Links where observed collisions substantially exceeded the model’s prediction given traffic volume and road type — potential candidates for engineering review.

if HAS_GPD and openroads is not None:
    excess = or_risk[or_risk["residual_glm"] > 2].copy()

    fig, ax = plt.subplots(figsize=(10, 9))
    bg.plot(ax=ax, color="#e0e0e0", linewidth=0.2, zorder=1)
    excess.plot(column="residual_glm", ax=ax, cmap="Oranges",
                linewidth=1.5, legend=True, zorder=2,
                legend_kwds={"label": "Residual (observed − predicted)", "shrink": 0.6})
    ax.set_title(
        f"Excess-risk links — residual > 2  ({len(excess):,} links)\n"
        "Had substantially more collisions than road type and traffic predict"
    )
    ax.set_axis_off()
    plt.tight_layout()
    plt.show()

6 Summary

print("=== Stage 2 collision model summary ===\n")
print(f"Links scored          : {len(risk):,}")
print(f"Links with collisions : {(risk['collision_count'] > 0).sum():,} "
      f"({(risk['collision_count'] > 0).mean():.1%})")
print(f"\nPoisson GLM pseudo-R² : {metrics['glm']['pseudo_r2']:.3f}")
print(f"XGBoost pseudo-R²     : {XGB_POSTFIX_PR2:.3f} (post-fix 5-seed mean)")
print(f"\nTop 1% risk links     : {(risk['risk_percentile'] >= 99).sum():,}")
print(f"Excess-risk links (residual > 2): {(risk['residual_glm'] > 2).sum():,}")
print(f"\nExcess-risk by road class:")
print(
    risk[risk["residual_glm"] > 2]["road_classification"]
    .value_counts()
    .to_string()
)

=== Stage 2 collision model summary ===

Links scored          : 2,167,557
Links with collisions : 233,604 (10.8%)

Poisson GLM pseudo-R² : 0.351
XGBoost pseudo-R²     : 0.323 (post-fix 5-seed mean)
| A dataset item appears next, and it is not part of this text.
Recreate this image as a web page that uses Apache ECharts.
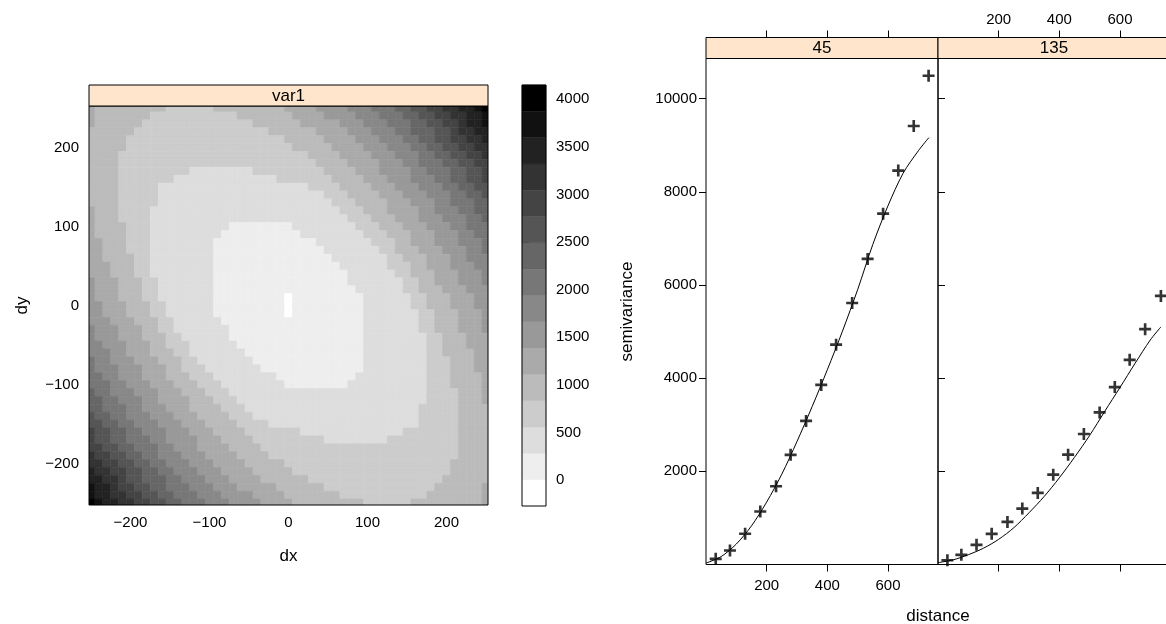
<!DOCTYPE html>
<html><head><meta charset="utf-8">
<script src="https://cdn.jsdelivr.net/npm/echarts@6/dist/echarts.min.js"></script>
<style>html,body{margin:0;padding:0;background:#fff}#c{width:1166px;height:624px}</style>
</head><body><div id="c"></div>
<script>
// ---------- DATA ----------
// variogram map: rows dy = 250 .. -250 (step 10), cells dx = -250 .. 250 (step 10)
// each token = colour level (hex digit) followed by run length
const mapRows = [
"51 49 36 49 54 64 73 83 92 A2 B2 C2 D2 E1 F1",
"51 47 311 47 54 64 73 83 92 A2 B2 C2 D2 E1",
"51 46 314 46 55 63 73 83 92 A2 B2 C1 D2 E1",
"46 317 46 54 63 73 82 93 A2 B1 C2 D2",
"45 320 45 54 63 73 82 92 A2 B2 C2 D1",
"45 321 45 54 63 73 82 92 A2 B2 C2",
"44 324 44 54 63 73 82 92 A2 B2 C1",
"44 325 44 54 63 72 83 92 A2 B2",
"44 39 28 39 44 53 64 72 83 92 A2 B1",
"44 37 213 37 44 53 63 73 82 92 A2 B1",
"44 35 219 34 44 53 63 73 82 92 A2",
"44 35 221 33 44 53 63 73 82 92 A1",
"44 35 222 33 44 53 63 72 83 92",
"51 43 34 224 33 43 54 62 73 82 92",
"51 43 34 225 33 43 53 63 73 82 91",
"51 44 33 210 18 28 33 43 53 63 72 83",
"51 44 33 29 110 28 33 43 53 63 72 82",
"52 43 33 28 113 27 33 42 53 63 73 81",
"52 43 33 28 114 27 32 43 53 63 72 81",
"52 44 32 28 115 27 32 43 53 62 73",
"53 43 32 28 116 26 33 42 53 63 72",
"53 43 32 28 117 26 32 43 53 63 71",
"61 53 43 32 27 117 27 32 42 53 63 71",
"61 53 43 32 27 118 26 32 43 53 63",
"61 53 43 32 27 19 01 19 26 32 43 53 62",
"62 53 43 32 26 19 01 19 26 32 43 53 62",
"62 53 43 32 26 19 01 19 27 32 43 53 61",
"63 53 43 32 26 118 27 32 43 53 61",
"71 63 53 42 32 27 117 27 32 43 53 61",
"71 63 53 43 32 26 117 28 32 43 53",
"72 63 53 42 33 26 116 28 32 43 53",
"73 62 53 43 32 27 115 28 32 44 52",
"81 72 63 53 43 32 27 114 28 33 43 52",
"81 73 63 53 42 33 27 113 28 33 43 52",
"82 72 63 53 43 33 28 110 29 33 44 51",
"83 72 63 53 43 33 28 18 210 33 44 51",
"91 82 73 63 53 43 33 225 34 43 51",
"92 82 73 62 54 43 33 224 34 43 51",
"92 83 72 63 53 44 33 222 35 44",
"A1 92 82 73 63 53 44 33 221 35 44",
"A2 92 82 73 63 53 44 34 219 35 44",
"B1 A2 92 82 73 63 53 44 37 213 37 44",
"B1 A2 92 83 72 64 53 44 39 28 39 44",
"B2 A2 92 83 72 63 54 44 325 44",
"C1 B2 A2 92 82 73 63 54 44 324 44",
"C2 B2 A2 92 82 73 63 54 45 321 45",
"D1 C2 B2 A2 92 82 73 63 54 45 320 45",
"D2 C2 B1 A2 93 82 73 63 54 46 317 46",
"E1 D2 C1 B2 A2 92 83 73 63 55 46 314 46 51",
"E1 D2 C2 B2 A2 92 83 73 64 54 47 311 47 51",
"F1 E1 D2 C2 B2 A2 92 83 73 64 54 49 36 49 51"
];
const levelColors = ['#FFFFFF','#EEEEEE','#DDDDDD','#CCCCCC','#BBBBBB','#AAAAAA','#999999','#888888',
                     '#777777','#666666','#555555','#444444','#333333','#222222','#111111','#000000'];
const keyBreaks = [-271.5, 4.9, 281.3, 557.6, 834.0, 1110.4, 1386.7, 1663.1, 1939.5, 2215.8,
                   2492.2, 2768.6, 3045.0, 3321.3, 3597.7, 3874.1, 4150.5];
const keyTicks = [0, 500, 1000, 1500, 2000, 2500, 3000, 3500, 4000];
const mapTicks = [-200, -100, 0, 100, 200];
const distTicks = [200, 400, 600];
const gammaTicks = [2000, 4000, 6000, 8000, 10000];

const dist45  = [32, 79, 129, 179, 231, 279, 330, 380, 429, 482, 533, 584, 634, 685, 734];
const gamma45 = [122, 300, 660, 1137, 1680, 2354, 3083, 3855, 4720, 5615, 6560, 7532, 8456, 9414, 10492];
const dist135  = [31, 77, 127, 177, 229, 278, 329, 380, 429, 481, 533, 583, 632, 683, 735];
const gamma135 = [92, 208, 422, 658, 915, 1200, 1537, 1929, 2358, 2802, 3265, 3809, 4394, 5052, 5766];
const fitDist = [0, 50, 100, 150, 200, 250, 300, 350, 400, 450, 500, 550, 600, 650, 700, 735];
const fit45   = [30, 170, 440, 830, 1340, 1940, 2640, 3390, 4180, 5010, 5900, 6870, 7700, 8400, 8880, 9165];
const fit135  = [40, 100, 210, 350, 540, 790, 1110, 1460, 1860, 2300, 2770, 3290, 3800, 4320, 4820, 5100];

const mapLim = [-252.5, 252.5];
const distLim = [0, 765];
const gammaLim = [0, 10863];

// ---------- LAYOUT ----------
const FONT = '"Liberation Sans", Arial, Helvetica, sans-serif';
const TICK_FS = 15, TITLE_FS = 17;
const STRIP_H = 21;
const MAP = {left: 89, top: 106, w: 399, h: 399};
const KEY = {left: 522, top: 85, w: 24, h: 421};
const P1 = {left: 706, top: 58.5, w: 232, h: 506};
const P2 = {left: 938, top: 58.5, w: 232, h: 506};
const STRIP_FILL = '#FFE5CC';
const CROSS = 'path://M3.9,0H6.1V10H3.9ZM0,3.9H10V6.1H0Z';

const cells = [];
mapRows.forEach((row, r) => {
  let c = 0;
  row.trim().split(/\s+/).forEach(tok => {
    const lev = parseInt(tok[0], 16), n = parseInt(tok.slice(1), 10);
    for (let k = 0; k < n; k++) { cells.push([-250 + 10 * c, 250 - 10 * r, lev]); c++; }
  });
});
const keyData = levelColors.map((col, i) => [0, keyBreaks[i], keyBreaks[i + 1], i]);

const minusFmt = v => (v < 0 ? '\u2212' + Math.abs(v) : String(v));
const lbl = (vals, show, margin) => ({
  show: show, customValues: vals, color: '#000', fontSize: TICK_FS, fontFamily: FONT,
  margin: margin, formatter: minusFmt, hideOverlap: false
});
const tck = (vals) => ({show: true, customValues: vals, length: 7, inside: false,
  lineStyle: {color: '#000', width: 1}});
function axis(gridIndex, pos, lim, ticks, showLabels, offset, margin, extra) {
  return Object.assign({
    gridIndex: gridIndex, type: 'value', position: pos, min: lim[0], max: lim[1],
    offset: offset || 0, axisLine: {show: false}, splitLine: {show: false},
    axisTick: tck(ticks), axisLabel: lbl(ticks, showLabels, margin)
  }, extra || {});
}
const gridOf = g => ({left: g.left, top: g.top, width: g.w, height: g.h,
  containLabel: false, outerBoundsMode: 'none'});

const frame = (g) => ({type: 'rect', z: 100, silent: true,
  shape: {x: g.left, y: g.top, width: g.w, height: g.h},
  style: {fill: 'none', stroke: '#000', lineWidth: 1}});
const strip = (x, y, w, txt) => ([
  {type: 'rect', z: 100, silent: true, shape: {x: x, y: y, width: w, height: STRIP_H},
   style: {fill: STRIP_FILL, stroke: '#000', lineWidth: 1}},
  {type: 'text', z: 101, silent: true, x: x + w / 2, y: y + STRIP_H / 2 + 0.5,
   style: {text: txt, fill: '#000', font: TITLE_FS + 'px ' + FONT, textAlign: 'center',
           textVerticalAlign: 'middle', verticalAlign: 'middle'}}
]);
const title = (txt, x, y, rot) => ({type: 'text', z: 101, silent: true, x: x, y: y, rotation: rot || 0,
  style: {text: txt, fill: '#000', font: TITLE_FS + 'px ' + FONT, textAlign: 'center',
          textVerticalAlign: 'middle', verticalAlign: 'middle'}});

const option = {
  animation: false,
  backgroundColor: '#fff',
  grid: [gridOf(MAP), gridOf(KEY), gridOf(P1), gridOf(P2)],
  xAxis: [
    axis(0, 'bottom', mapLim, mapTicks, true, 0, 10),
    axis(0, 'top', mapLim, mapTicks, false, STRIP_H, 8),
    axis(1, 'bottom', [0, 1], [], false, 0, 8, {axisTick: {show: false}}),
    axis(2, 'bottom', distLim, distTicks, true, 0, 14),
    axis(2, 'top', distLim, distTicks, false, STRIP_H, 8),
    axis(3, 'bottom', distLim, distTicks, false, 0, 14),
    axis(3, 'top', distLim, distTicks, true, STRIP_H, 10)
  ],
  yAxis: [
    axis(0, 'left', mapLim, mapTicks, true, 0, 10),
    axis(0, 'right', mapLim, mapTicks, false, 0, 8),
    axis(1, 'right', [keyBreaks[0], keyBreaks[keyBreaks.length - 1]], keyTicks, true, 0, 10),
    axis(2, 'left', gammaLim, gammaTicks, true, 0, 9),
    axis(3, 'right', gammaLim, gammaTicks, true, 0, 9)
  ],
  series: [
    {
      type: 'custom', xAxisIndex: 0, yAxisIndex: 0, clip: true, silent: true,
      data: cells, encode: {x: 0, y: 1},
      renderItem: (params, api) => {
        const x = api.value(0), y = api.value(1), lev = api.value(2);
        const p0 = api.coord([x - 5, y + 5]);
        const p1 = api.coord([x + 5, y - 5]);
        const col = levelColors[lev];
        return {type: 'rect', shape: {x: p0[0], y: p0[1], width: p1[0] - p0[0], height: p1[1] - p0[1]},
                style: {fill: col, stroke: col, lineWidth: 0.6}};
      }
    },
    {
      type: 'custom', xAxisIndex: 2, yAxisIndex: 2, clip: false, silent: true,
      data: keyData, encode: {x: 0, y: [1, 2]},
      renderItem: (params, api) => {
        const lo = api.value(1), hi = api.value(2), lev = api.value(3);
        const p0 = api.coord([0, hi]);
        const p1 = api.coord([1, lo]);
        const col = levelColors[lev];
        return {type: 'rect', shape: {x: p0[0], y: p0[1], width: p1[0] - p0[0], height: p1[1] - p0[1]},
                style: {fill: col, stroke: col, lineWidth: 0.4}};
      }
    },
    {
      type: 'line', xAxisIndex: 3, yAxisIndex: 3, data: fitDist.map((d, i) => [d, fit45[i]]),
      symbol: 'none', smooth: 0.3, lineStyle: {color: '#000', width: 1}, silent: true
    },
    {
      type: 'scatter', xAxisIndex: 3, yAxisIndex: 3, data: dist45.map((d, i) => [d, gamma45[i]]),
      symbol: CROSS, symbolSize: 12, itemStyle: {color: '#000'}, silent: true
    },
    {
      type: 'line', xAxisIndex: 5, yAxisIndex: 4, data: fitDist.map((d, i) => [d, fit135[i]]),
      symbol: 'none', smooth: 0.3, lineStyle: {color: '#000', width: 1}, silent: true
    },
    {
      type: 'scatter', xAxisIndex: 5, yAxisIndex: 4, data: dist135.map((d, i) => [d, gamma135[i]]),
      symbol: CROSS, symbolSize: 12, itemStyle: {color: '#000'}, silent: true
    }
  ],
  graphic: {elements: [].concat(
    [frame(MAP), frame(KEY), frame(P1), frame(P2)],
    strip(MAP.left, MAP.top - STRIP_H, MAP.w, 'var1'),
    strip(P1.left, P1.top - STRIP_H, P1.w, '45'),
    strip(P2.left, P2.top - STRIP_H, P2.w, '135'),
    [title('dx', MAP.left + MAP.w / 2, 556),
     title('dy', 22, MAP.top + MAP.h / 2, Math.PI / 2),
     title('distance', P2.left, 616),
     title('semivariance', 627, P1.top + P1.h / 2, Math.PI / 2)]
  )}
};
const chart = echarts.init(document.getElementById('c'), null, {renderer: 'canvas'});
chart.setOption(option);
</script>
</body></html>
Top 1% risk links     : 21,676
Excess-risk links (residual > 2): 11,245

Excess-risk by road class:
road_classification
A Road                   3316
Classified Unnumbered    3275
Unclassified             3136
B Road                    636
Unknown                   465
Motorway                  296
Not Classified            121

Key observations:

XGBoost’s current honest post-fix baseline is about pseudo-R² 0.32 across five seeds (0.323 mean, with temporal features included), while the GLM sits at pseudo-R² 0.347 on its own in-sample downsampled surface. Earlier repo docs cited an XGBoost pseudo-R² around 0.86, but that figure came from a pre-fix evaluation surface that was later superseded after a feature-table leakage diagnosis. The two current pseudo-R² values are also still computed on different row subsets and with different null models (GLM: in-sample on a downsampled training set; XGBoost: out-of-sample on the full zero-heavy test set), so the gap should not be read as pure modelling lift. These metrics are from the current run after the counted-only Stage 1a filter, the Stage 2 post-event provenance guard, OSM feature enrichment, IMD features, terrain grade, and the GLM optional-feature imputation refactor. See feature engineering for the full caveat.
The GLM provides interpretable incidence rate ratios per feature; XGBoost predictions complement these with higher predictive power for the risk map.
Residuals show where traffic volume and road geometry alone under-predict observed collisions — likely reflecting local factors not in the feature set (junction design, sight lines, speed compliance).
The top 1% risk links are concentrated on high-traffic A-roads and motorways, consistent with higher exposure and absolute collision counts.
Excess-risk links (residual > 2) are candidates for targeted intervention where infrastructure or behaviour factors drive risk beyond what the model can attribute to road class and traffic alone.